Читаем Русская народная утопия (генезис и функции социально-утопических легенд) полностью

Небылицы и анекдоты, с одной стороны, и сказки и притчи — с другой — всегда самодовлеющие художественные системы, четко выделяющиеся из потока обыденной речи. Их можно исполнять без всякого повода, но всегда надо рассказывать с начала до конца. Специфическая законченность определяет и другие качества — относительную устойчивость текста или, вернее, композиции, сюжета, художественного замысла, наличие, по терминологии Д. С. Лихачева, «замкнутого времени» и т. д.[40] Предания, легенды, побывальщины и другие устные рассказы не выделяются столь отчетливо из потока бытовой прозы и не отличаются структурной самостоятельностью и законченностью. Они не самодовлеющие эстетические системы, а как бы словесные проявления или элементы более обширных познавательных, мировоззренческих или публицистических систем (исторические предания — исторической или познавательной; социально-утопические легенды — политической; религиозные легенды и побывальщины — религиозной и т. д.).

Для всех этих жанров характерна относительно слабая выработанность стилистических средств. Они обычно не рассказываются без внешнего повода и не имеют зачинов и концовок, формально выделяющих их из обыденного речевого потока. Их время тоже не выделено, оно сливается с физическим временем рассказчиков и слушателей. Все эти особенности, как увидим дальше, свойственны и социально-утопическим легендам.
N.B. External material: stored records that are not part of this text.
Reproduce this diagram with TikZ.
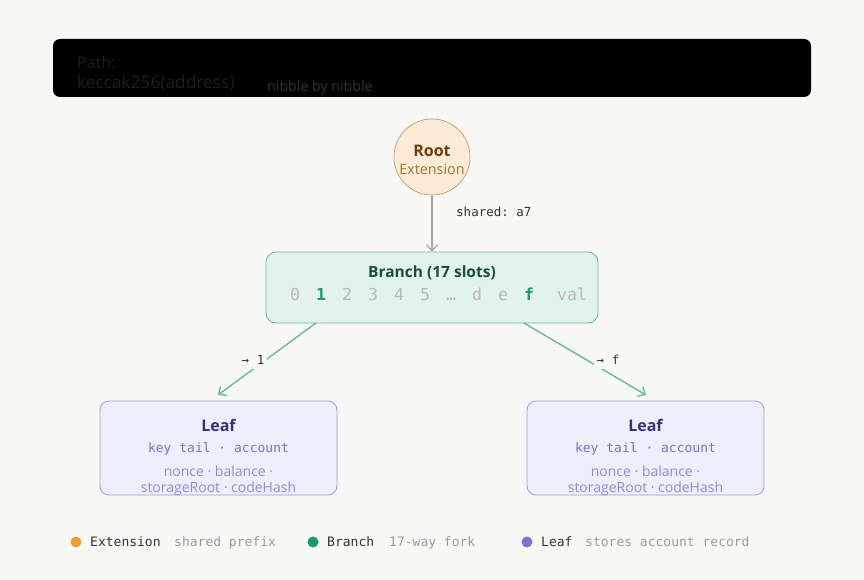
\documentclass[tikz,border=0pt]{standalone}
\usepackage{fontspec}
\setmainfont{Open Sans}
\setsansfont{Open Sans}
\setmonofont{DejaVu Sans Mono}
\usetikzlibrary{arrows.meta}
\definecolor{bg}{HTML}{F8F8F6}
\definecolor{extfill}{HTML}{FCEBD6}
\definecolor{extstroke}{HTML}{C49A62}
\definecolor{extdark}{HTML}{6B3F10}
\definecolor{extlight}{HTML}{A5702E}
\definecolor{brfill}{HTML}{E1F3EC}
\definecolor{brstroke}{HTML}{6DB89A}
\definecolor{brdark}{HTML}{174D3E}
\definecolor{brgreen}{HTML}{1A9A70}
\definecolor{slotgray}{HTML}{B8B8B8}
\definecolor{edgegreen}{HTML}{5CB898}
\definecolor{lffill}{HTML}{EEEEFC}
\definecolor{lfstroke}{HTML}{A098E0}
\definecolor{lfdark}{HTML}{36307E}
\definecolor{lfmid}{HTML}{7A70D0}
\definecolor{lflight}{HTML}{9088E0}
\definecolor{txt}{HTML}{333333}
\definecolor{muted}{HTML}{9A9A9A}
\tikzset{
  x=1pt,y=-1pt,
  leafbox/.style={draw=lfstroke,fill=lffill,rounded corners=9pt,line width=0.8pt,minimum width=237pt,minimum height=94pt},
  edge/.style={draw=edgegreen,line width=1.3pt,-{Straight Barb[length=6pt,width=11pt]}},
  elabel/.style={fill=bg,font=\ttfamily\fontsize{12.5}{14}\selectfont,text=txt,inner xsep=3pt,inner ysep=4pt},
  slot/.style={font=\ttfamily\fontsize{16.5}{18}\selectfont,text=slotgray,anchor=base},
  slothi/.style={font=\ttfamily\bfseries\fontsize{16.5}{18}\selectfont,text=brgreen,anchor=base},
  legtxt/.style={font=\ttfamily\fontsize{13}{15}\selectfont,text=txt,anchor=base west,inner sep=0},
  legmut/.style={font=\ttfamily\fontsize{13}{15}\selectfont,text=muted,anchor=base west,inner sep=0},
}
\begin{document}
\begin{tikzpicture}
\fill[bg] (0,0) rectangle (864,580);
\useasboundingbox (0,0) rectangle (864,580);
% banner
\fill[black,rounded corners=7pt] (53,39) rectangle (811,97);
\node[anchor=base west,inner sep=0,text=black!88!white,font=\fontsize{16}{17}\selectfont] (p1) at (77,69) {Path:};
\node[anchor=base west,inner sep=0,text=black!88!white,font=\fontsize{17.3}{18}\selectfont] (p2) at (77,89) {keccak256(address)};
\node[anchor=base west,inner sep=0,text=black!80!white,font=\fontsize{14.2}{15}\selectfont] (p3) at (267,92) {nibble by nibble};
% root
\node[circle,draw=extstroke,fill=extfill,line width=0.7pt,minimum size=76pt,inner sep=0] (root) at (432,157) {};
\node[font=\bfseries\fontsize{16}{17}\selectfont,text=extdark,anchor=base] (rt) at (432,157) {Root};
\node[font=\fontsize{14.3}{15}\selectfont,text=extlight,anchor=base] (rx) at (432,175) {Extension};
% branch
\node[draw=brstroke,fill=brfill,rounded corners=10pt,line width=0.8pt,minimum width=332pt,minimum height=71pt] (branch) at (432,287.5) {};
\node[font=\fontsize{15.5}{17}\selectfont\bfseries,text=brdark,anchor=base] (bt) at (432,277) {Branch (17 slots)};
\node[slot] (s0) at (295,300) {0};
\node[slothi] (s1) at (321,300) {1};
\node[slot] (s2) at (347,300) {2};
\node[slot] (s3) at (373,300) {3};
\node[slot] (s4) at (399,300) {4};
\node[slot] (s5) at (425,300) {5};
\node[slot] (s6) at (451,300) {…};
\node[slot] (sd) at (477,300) {d};
\node[slot] (se) at (503,300) {e};
\node[slothi] (sf) at (529,300) {f};
\node[slot] (sv) at (572,300) {val};
% root -> branch
\draw[draw=black!35,line width=1.2pt,-{Straight Barb[length=6pt,width=11pt]}] (root.south) -- (branch.north);
\node[font=\ttfamily\fontsize{12.5}{14}\selectfont,text=txt,anchor=base west,inner sep=0] (sh) at (456,216) {shared: a7};
% leaves
\node[leafbox] (l1) at (218.5,448) {};
\node[leafbox] (l2) at (645.5,448) {};
\foreach \n/\cx in {l1/218.5,l2/645.5}{
  \node[font=\fontsize{16}{17}\selectfont\bfseries,text=lfdark,anchor=base] (\n t) at (\cx,431) {Leaf};
  \node[font=\ttfamily\fontsize{13}{14}\selectfont,text=lfmid,anchor=base] (\n k) at (\cx,452.5) {key tail · account};
  \node[font=\fontsize{14}{15}\selectfont,text=lflight,anchor=base] (\n a) at (\cx,476) {nonce · balance ·};
  \node[font=\fontsize{14}{15}\selectfont,text=lflight,anchor=base] (\n b) at (\cx,492) {storageRoot · codeHash};
}
% edges
\coordinate (b1) at (316,323);
\coordinate (b2) at (524,323);
\coordinate (t1) at (218,395);
\coordinate (t2) at (646,395);
\draw[edge] (b1) -- (t1);
\draw[edge] (b2) -- (t2);
\node[elabel] (e1) at (253,360) {→ 1};
\node[elabel] (e2) at (608,360) {→ f};
% legend
\fill[color={rgb,255:red,240;green,160;blue,48}] (76,542) circle (5.5pt);
\node[legtxt] (lg1) at (90,546.5) {Extension};
\node[legmut] (lg1m) at (174,546.5) {shared prefix};
\fill[brgreen] (313,542) circle (5.5pt);
\node[legtxt] (lg2) at (327,546.5) {Branch};
\node[legmut] (lg2m) at (389,546.5) {17-way fork};
\fill[color={rgb,255:red,128;green,112;blue,216}] (527,542) circle (5.5pt);
\node[legtxt] (lg3) at (541,546.5) {Leaf};
\node[legmut] (lg3m) at (585,546.5) {stores account record};
\end{tikzpicture}
\end{document}
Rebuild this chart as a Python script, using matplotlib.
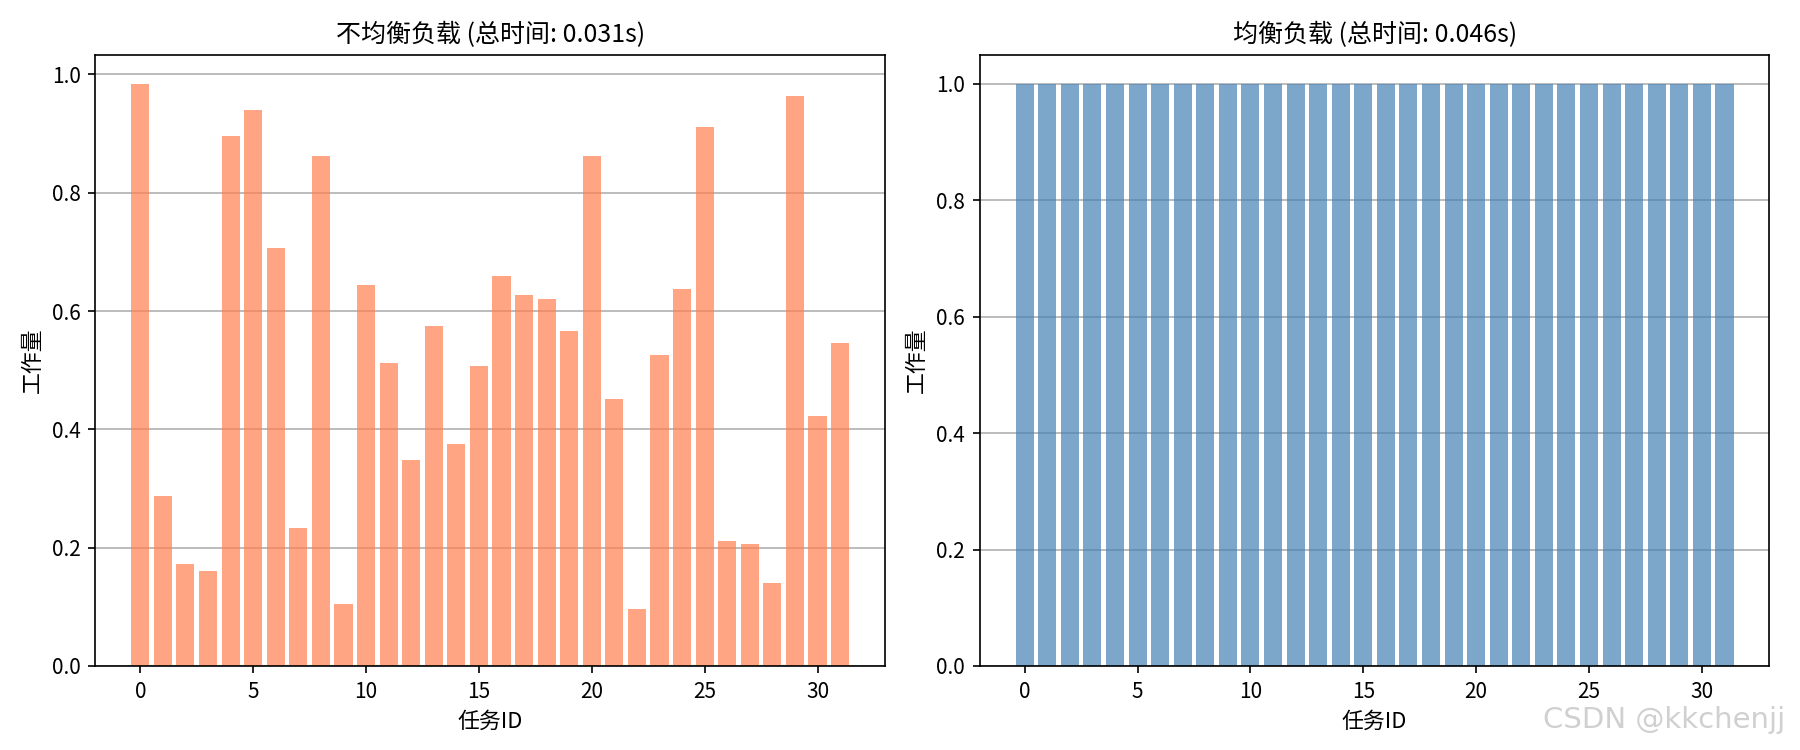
import matplotlib
matplotlib.use('Agg')
import matplotlib.pyplot as plt
import numpy as np

plt.rcParams['font.family'] = ['Noto Sans CJK SC', 'DejaVu Sans']
plt.rcParams['axes.unicode_minus'] = False

# 数据
task_ids = list(range(32))
unbalanced = [0.984, 0.288, 0.173, 0.160, 0.896, 0.940, 0.706, 0.234,
              0.862, 0.104, 0.644, 0.512, 0.349, 0.574, 0.375, 0.507,
              0.659, 0.627, 0.620, 0.566, 0.862, 0.451, 0.097, 0.526,
              0.637, 0.911, 0.212, 0.206, 0.141, 0.964, 0.423, 0.546]
balanced = [1.0] * 32
titles = ['不均衡负载 (总时间: 0.031s)', '均衡负载 (总时间: 0.046s)']

fig, axes = plt.subplots(1, 2, figsize=(12, 5), dpi=150)

axes[0].bar(task_ids, unbalanced, color='coral', alpha=0.7)
axes[1].bar(task_ids, balanced, color='steelblue', alpha=0.7)

for ax, title in zip(axes, titles):
    ax.set_title(title, fontsize=12)
    ax.set_xlabel('任务ID', fontsize=10.5)
    ax.set_ylabel('工作量', fontsize=10.5)
    ax.grid(axis='y', color='#b0b0b0')
    ax.set_axisbelow(True)

plt.subplots_adjust(left=0.053, right=0.983, bottom=0.112, top=0.927, wspace=0.12)

# 水印
fig.text(0.992, 0.04, 'CSDN @kkchenjj', ha='right', va='center', fontsize=14,
         color='#d0d0d0', family=['DejaVu Sans'])

plt.savefig('out.png')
Дальнейшее изучение избранной нами разновидности легенд должно выявить некоторые особенности их социально-бытовой функции (и отсюда — тематики, образов, поэтики), как общие с другими разновидностями этой группы жанров народной прозы, так и присущие только им. Предварительно важно заметить, что даже самое первое знакомство с записями легенд заставляет обратить внимание на характерную отрывочность и художественную непоследовательность многих из них. Они как бы не знают устойчивого традиционного текста, четко сформировавшегося и окостеневшего сюжета; лишь некоторые из них относятся друг к другу как варианты или редакции одного произведения. Говорит ли это о дефектности этих записей? Как правило, нет.

Еще в 1930-е годы К. Сидов заметил, что фольклорные прозаические произведения несказочного характера бытуют обычно в одной из трех форм — Chroniknotizen (Sagenbericht), Memorat и Fabulat.[41] Термины эти широко вошли в обиход международной фольклористики, но до сих пор не обрели эквивалентов на русском языке. Попробуем передать их описательно. «Chroniknotizen (Sagenbericht)» примерно соответствует словосочетанию «слухи и толки», которое с некоторых пор стало употребляться нашей фольклористикой; «Memorat» — сказ-воспоминание, рассказываемый от первого лица; «Fabulat» — сюжетный рассказ, вошедший в устную традицию.

Наш опыт анализа фольклорной прозы несказочного характера подтверждает принципиальную правильность предложенной К. Сидовым морфологической классификации. Следует, однако, особо подчеркнуть, что «слухи и толки», мемораты и фабулаты являются не жанрами, а тремя формами бытования несказочной фольклорной прозы. Каждый жанр — предание, легенда, сказ, побывальщина и т. д. — и каждое отдельное произведение могут бытовать (и, следовательно, быть записанными) в любой из этих трех основных форм или в форме, сочетающей в себе их элементы. Характер, который приобретает рассказ в момент исполнения, зависит не столько от его содержания или жанровой принадлежности, сколько от реальных условий общения исполнителя и слушателя. Как уже нами отмечалось,[42] в том случае, когда слушателю совершенно не знакомо представление, лежащее в основе предания или легенды (или цикла преданий или легенд), которые ему предстоит услышать, содержанием рассказа может стать это представление (или его ядро) или, в более сложных случаях, система представлений (например, что´ такое затонувший в озере Светлояр город Китеж, кто´ такой Степан Разин, кто´ такие русалки и т. д.). Такой рассказ может быть развит за счет объяснительного сюжета (например, как возник Китеж, как С. Т. Разин стал народным заступником, откуда взялись русалки в данном озере или реке и т. д.). Если слушатель уже знаком с определенной системой представлений, популярной в коллективе, к которому принадлежит рассказчик, эта система может передаваться в динамической форме (например: как развивалась борьба разинцев с боярами, в каких случаях звонят колокола подводного Китежа, как ведут себя русалки по ночам и т. д.). Если и это уже известно, могут рассказываться только «дочерние рассказы», в которых изображаются дополнительные или новые эпизоды или просто свежие известия или толки о явлении, уже знакомом слушателю (например, рассказы о том, как одному из жителей близкой деревни не удалось достичь Китежа, так как он, забыв о запрете, оглянулся; о новых поисках кладов С. Т. Разина или о новых ночных огнях, появившихся на холмах, в которых они зарыты; о встрече путника с русалками и т. д.).